## What the task requires
Starting at the line that contains "Output the web" and stopping after the line that contains "910, 920, 930, 940, 950, 960, 970, 980, 990];", copy the lines exactly. Pictures are left out.

## Supplied records
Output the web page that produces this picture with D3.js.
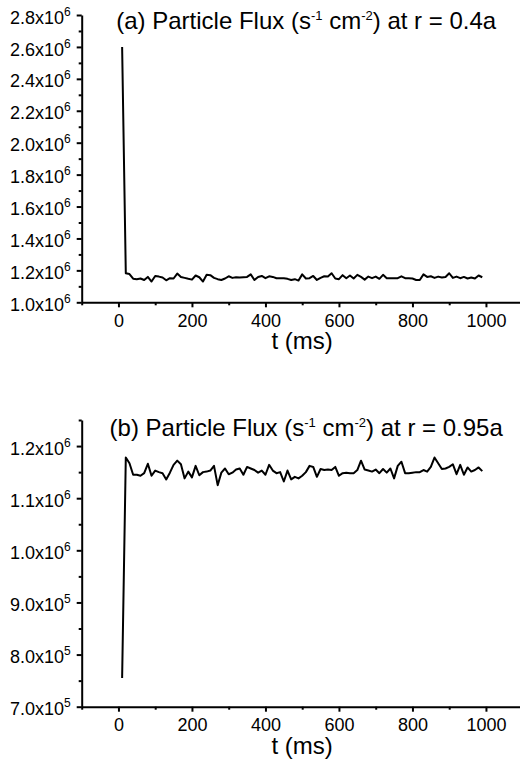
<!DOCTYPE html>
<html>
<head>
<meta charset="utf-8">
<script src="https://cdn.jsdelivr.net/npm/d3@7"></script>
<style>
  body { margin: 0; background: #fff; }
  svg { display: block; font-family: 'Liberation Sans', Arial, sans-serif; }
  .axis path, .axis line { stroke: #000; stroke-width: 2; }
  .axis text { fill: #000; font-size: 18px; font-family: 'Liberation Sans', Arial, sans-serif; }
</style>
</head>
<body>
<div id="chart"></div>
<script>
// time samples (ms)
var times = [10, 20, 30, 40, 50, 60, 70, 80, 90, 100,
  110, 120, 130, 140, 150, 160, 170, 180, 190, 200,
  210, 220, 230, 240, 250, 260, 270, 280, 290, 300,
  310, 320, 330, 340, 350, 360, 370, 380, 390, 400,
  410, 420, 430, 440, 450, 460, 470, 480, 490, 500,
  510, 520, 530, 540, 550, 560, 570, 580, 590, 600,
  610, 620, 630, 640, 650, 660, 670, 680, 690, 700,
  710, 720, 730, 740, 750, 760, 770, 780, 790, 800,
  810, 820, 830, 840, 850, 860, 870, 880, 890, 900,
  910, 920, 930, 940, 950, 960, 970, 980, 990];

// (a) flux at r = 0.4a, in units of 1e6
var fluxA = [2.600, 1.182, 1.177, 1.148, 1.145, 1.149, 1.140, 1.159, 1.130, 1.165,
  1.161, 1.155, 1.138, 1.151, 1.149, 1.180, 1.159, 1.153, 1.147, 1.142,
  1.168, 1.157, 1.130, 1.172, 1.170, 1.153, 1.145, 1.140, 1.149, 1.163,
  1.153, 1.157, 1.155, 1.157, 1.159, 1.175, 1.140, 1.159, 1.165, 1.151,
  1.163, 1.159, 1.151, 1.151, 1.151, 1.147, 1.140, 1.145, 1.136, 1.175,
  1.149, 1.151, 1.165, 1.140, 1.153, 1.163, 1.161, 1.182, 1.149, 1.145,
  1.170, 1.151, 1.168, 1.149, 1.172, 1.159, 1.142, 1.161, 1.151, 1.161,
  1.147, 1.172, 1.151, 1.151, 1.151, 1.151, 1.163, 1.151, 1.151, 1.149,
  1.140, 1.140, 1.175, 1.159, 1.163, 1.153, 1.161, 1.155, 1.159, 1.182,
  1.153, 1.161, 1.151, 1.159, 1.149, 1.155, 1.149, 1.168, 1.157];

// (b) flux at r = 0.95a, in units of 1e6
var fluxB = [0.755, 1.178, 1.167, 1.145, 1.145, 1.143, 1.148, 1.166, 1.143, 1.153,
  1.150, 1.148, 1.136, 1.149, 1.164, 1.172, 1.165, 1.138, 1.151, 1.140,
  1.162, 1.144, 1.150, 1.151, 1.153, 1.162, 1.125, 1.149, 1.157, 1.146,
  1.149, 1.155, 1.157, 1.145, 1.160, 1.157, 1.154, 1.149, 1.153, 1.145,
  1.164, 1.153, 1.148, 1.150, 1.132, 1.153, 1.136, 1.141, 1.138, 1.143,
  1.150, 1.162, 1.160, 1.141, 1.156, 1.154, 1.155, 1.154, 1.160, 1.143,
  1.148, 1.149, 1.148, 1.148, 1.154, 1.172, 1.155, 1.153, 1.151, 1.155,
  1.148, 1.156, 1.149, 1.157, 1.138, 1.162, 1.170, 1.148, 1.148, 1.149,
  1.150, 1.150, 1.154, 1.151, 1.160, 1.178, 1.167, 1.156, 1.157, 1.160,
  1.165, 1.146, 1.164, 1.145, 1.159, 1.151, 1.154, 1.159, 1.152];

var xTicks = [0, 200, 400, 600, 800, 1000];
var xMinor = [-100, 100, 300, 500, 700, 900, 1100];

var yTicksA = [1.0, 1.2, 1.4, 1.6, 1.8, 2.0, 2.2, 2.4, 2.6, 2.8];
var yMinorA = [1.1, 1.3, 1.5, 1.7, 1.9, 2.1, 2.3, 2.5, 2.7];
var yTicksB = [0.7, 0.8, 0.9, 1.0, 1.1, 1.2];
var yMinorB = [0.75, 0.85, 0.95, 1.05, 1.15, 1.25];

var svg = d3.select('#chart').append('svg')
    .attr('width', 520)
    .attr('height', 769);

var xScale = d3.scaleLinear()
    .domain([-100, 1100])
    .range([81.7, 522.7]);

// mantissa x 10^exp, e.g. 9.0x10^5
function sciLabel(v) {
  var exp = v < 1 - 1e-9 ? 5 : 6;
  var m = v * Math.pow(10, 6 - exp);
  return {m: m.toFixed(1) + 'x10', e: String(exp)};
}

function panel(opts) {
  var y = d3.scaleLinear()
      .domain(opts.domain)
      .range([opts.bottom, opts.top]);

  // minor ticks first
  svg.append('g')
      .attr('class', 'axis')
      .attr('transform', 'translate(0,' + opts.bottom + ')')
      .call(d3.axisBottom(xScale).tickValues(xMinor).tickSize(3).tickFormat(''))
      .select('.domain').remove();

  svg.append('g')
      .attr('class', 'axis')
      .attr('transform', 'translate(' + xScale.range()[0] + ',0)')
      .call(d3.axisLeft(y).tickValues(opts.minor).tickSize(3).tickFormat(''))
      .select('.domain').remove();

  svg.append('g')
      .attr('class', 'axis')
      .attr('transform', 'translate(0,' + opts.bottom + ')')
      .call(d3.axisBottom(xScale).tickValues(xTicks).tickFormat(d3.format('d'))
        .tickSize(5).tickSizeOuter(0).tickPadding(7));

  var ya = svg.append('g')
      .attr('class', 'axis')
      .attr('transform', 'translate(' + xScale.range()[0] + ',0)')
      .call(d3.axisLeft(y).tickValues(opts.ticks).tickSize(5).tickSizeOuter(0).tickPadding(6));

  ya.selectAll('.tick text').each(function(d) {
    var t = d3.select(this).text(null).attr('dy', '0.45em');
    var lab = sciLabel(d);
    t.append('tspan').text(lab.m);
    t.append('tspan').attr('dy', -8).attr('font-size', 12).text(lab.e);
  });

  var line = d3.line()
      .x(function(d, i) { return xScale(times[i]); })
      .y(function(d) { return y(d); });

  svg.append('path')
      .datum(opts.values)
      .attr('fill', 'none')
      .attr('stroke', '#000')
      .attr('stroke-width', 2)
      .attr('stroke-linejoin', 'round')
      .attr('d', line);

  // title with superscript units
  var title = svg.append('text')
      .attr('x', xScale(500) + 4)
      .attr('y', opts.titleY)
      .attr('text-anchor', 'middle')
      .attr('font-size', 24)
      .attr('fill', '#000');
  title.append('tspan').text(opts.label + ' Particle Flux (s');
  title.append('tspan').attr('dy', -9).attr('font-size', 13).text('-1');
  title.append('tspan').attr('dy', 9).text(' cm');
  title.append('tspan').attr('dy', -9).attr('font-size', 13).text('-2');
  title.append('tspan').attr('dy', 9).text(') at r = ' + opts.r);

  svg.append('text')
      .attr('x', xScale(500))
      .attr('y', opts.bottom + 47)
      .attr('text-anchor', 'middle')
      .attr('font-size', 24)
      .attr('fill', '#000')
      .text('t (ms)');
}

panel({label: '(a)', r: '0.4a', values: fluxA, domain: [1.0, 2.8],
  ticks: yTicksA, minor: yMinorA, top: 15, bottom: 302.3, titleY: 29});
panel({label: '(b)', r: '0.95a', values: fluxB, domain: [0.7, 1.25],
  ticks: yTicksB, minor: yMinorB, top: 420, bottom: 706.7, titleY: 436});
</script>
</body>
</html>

--

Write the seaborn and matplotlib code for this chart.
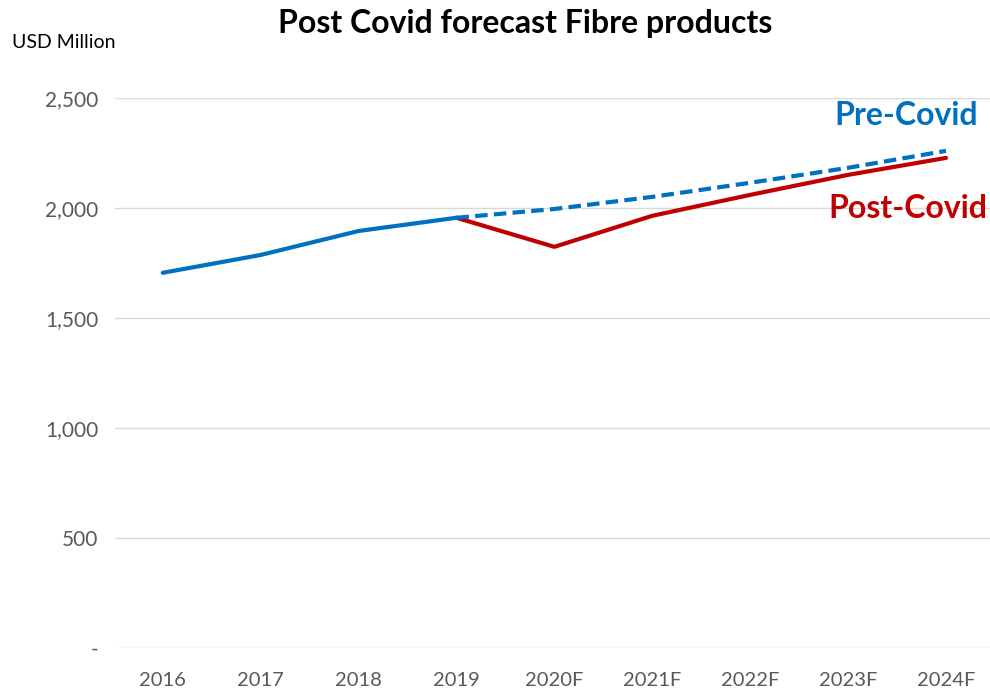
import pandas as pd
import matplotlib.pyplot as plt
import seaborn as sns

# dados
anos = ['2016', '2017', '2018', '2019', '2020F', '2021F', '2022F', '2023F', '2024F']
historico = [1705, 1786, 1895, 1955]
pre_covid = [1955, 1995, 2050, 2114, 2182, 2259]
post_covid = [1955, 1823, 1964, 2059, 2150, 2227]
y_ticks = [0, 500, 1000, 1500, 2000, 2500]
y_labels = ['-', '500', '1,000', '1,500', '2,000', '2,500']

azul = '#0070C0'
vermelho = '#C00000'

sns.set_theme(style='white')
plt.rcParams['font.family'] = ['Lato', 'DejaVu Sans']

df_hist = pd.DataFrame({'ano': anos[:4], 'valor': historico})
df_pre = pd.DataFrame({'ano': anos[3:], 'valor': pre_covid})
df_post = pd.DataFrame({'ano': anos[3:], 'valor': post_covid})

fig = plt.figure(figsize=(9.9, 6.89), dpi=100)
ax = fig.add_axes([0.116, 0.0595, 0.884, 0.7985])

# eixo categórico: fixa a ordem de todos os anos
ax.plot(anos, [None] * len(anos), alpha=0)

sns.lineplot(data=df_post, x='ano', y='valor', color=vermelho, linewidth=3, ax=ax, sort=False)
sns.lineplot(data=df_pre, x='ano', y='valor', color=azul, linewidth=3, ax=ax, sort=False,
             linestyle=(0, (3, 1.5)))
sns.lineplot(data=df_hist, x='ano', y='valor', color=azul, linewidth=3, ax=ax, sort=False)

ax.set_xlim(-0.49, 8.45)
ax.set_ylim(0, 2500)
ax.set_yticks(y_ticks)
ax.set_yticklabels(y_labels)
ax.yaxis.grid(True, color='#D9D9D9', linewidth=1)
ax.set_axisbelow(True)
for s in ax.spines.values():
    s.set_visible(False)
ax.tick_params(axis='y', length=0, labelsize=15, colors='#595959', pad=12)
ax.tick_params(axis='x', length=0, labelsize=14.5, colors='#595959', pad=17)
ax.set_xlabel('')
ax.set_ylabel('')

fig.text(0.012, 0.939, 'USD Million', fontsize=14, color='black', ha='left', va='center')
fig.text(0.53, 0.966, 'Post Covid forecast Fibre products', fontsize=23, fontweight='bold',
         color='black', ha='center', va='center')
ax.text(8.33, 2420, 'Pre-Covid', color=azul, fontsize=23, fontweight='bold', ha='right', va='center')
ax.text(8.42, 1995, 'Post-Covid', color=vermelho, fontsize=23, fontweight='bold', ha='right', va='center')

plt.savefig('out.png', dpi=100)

## Task answer
Output the web page that produces this picture with D3.js.
<!DOCTYPE html>
<html>
<head>
<meta charset="utf-8">
<script src="https://cdn.jsdelivr.net/npm/d3@7"></script>
<style>
  body { margin: 0; background: #fff; }
  svg { display: block; font-family: 'Liberation Sans', Arial, sans-serif; }
  .axis path, .axis line { stroke: #000; stroke-width: 2; }
  .axis text { fill: #000; font-size: 18px; font-family: 'Liberation Sans', Arial, sans-serif; }
</style>
</head>
<body>
<div id="chart"></div>
<script>
// time samples (ms)
var times = [10, 20, 30, 40, 50, 60, 70, 80, 90, 100,
  110, 120, 130, 140, 150, 160, 170, 180, 190, 200,
  210, 220, 230, 240, 250, 260, 270, 280, 290, 300,
  310, 320, 330, 340, 350, 360, 370, 380, 390, 400,
  410, 420, 430, 440, 450, 460, 470, 480, 490, 500,
  510, 520, 530, 540, 550, 560, 570, 580, 590, 600,
  610, 620, 630, 640, 650, 660, 670, 680, 690, 700,
  710, 720, 730, 740, 750, 760, 770, 780, 790, 800,
  810, 820, 830, 840, 850, 860, 870, 880, 890, 900,
  910, 920, 930, 940, 950, 960, 970, 980, 990];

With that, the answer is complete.